A certeza da ressurreição e do juízo final fundamenta a responsabilidade moral do cristão. As ações realizadas no corpo terão consequências eternas, motivando a busca da santidade e o engajamento na construção do Reino de Deus.

Diálogo Ecuménico e Inter-religioso

Protestantismo

Embora as igrejas protestantes aceitem geralmente a doutrina da ressurreição dos mortos, existem diferenças sobre questões específicas como o estado intermédio das almas e as orações pelos defuntos. O diálogo ecuménico tem identificado a ressurreição como área de convergência fundamental.

Ortodoxia Oriental

As igrejas ortodoxas orientais compartilham substancialmente a mesma fé na ressurreição corporal, com diferenças menores sobre questões teológicas específicas. A tradição patrística comum fornece base sólida para o consenso.

Outras Religiões

O diálogo inter-religioso revela que, embora o Islã aceite a ressurreição corporal, o conceito difere significativamente do cristão devido à ausência da mediação de Cristo. O Judaísmo apresenta diversidade de posições, desde a aceitação (judaísmo ortodoxo) até a reinterpretação simbólica (judaísmo reformado).

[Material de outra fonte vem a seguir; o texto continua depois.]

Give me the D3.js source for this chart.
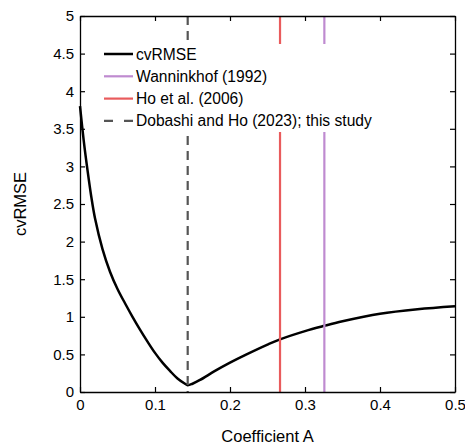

Conclusão: Esperança que Transforma

A doutrina católica da ressurreição dos mortos não é especulação teológica abstrata, mas verdade que transforma radicalmente a compreensão da existência humana. Ela afirma que o destino do homem não é a dissolução no nada, mas a participação plena na vida divina, incluindo a dimensão corporal de sua existência.

Esta esperança influencia decisivamente a antropologia cristã, a moral, a espiritualidade e o engajamento social dos católicos. Reconhecendo que “a figura deste mundo passa” (1Cor 7,31), mas que o amor e as obras de justiça permanecem, os cristãos são chamados a viver já agora como cidadãos da cidade celestial, antecipando na caridade e na justiça a vida ressuscitada que os aguarda.

A ressurreição dos mortos permanece, assim, não apenas como artigo de fé, mas como princípio hermenêutico para toda a existência cristã, oferecendo sentido definitivo ao drama humano e fundamento inabalável para a esperança que “não decepciona” (Rm 5,5).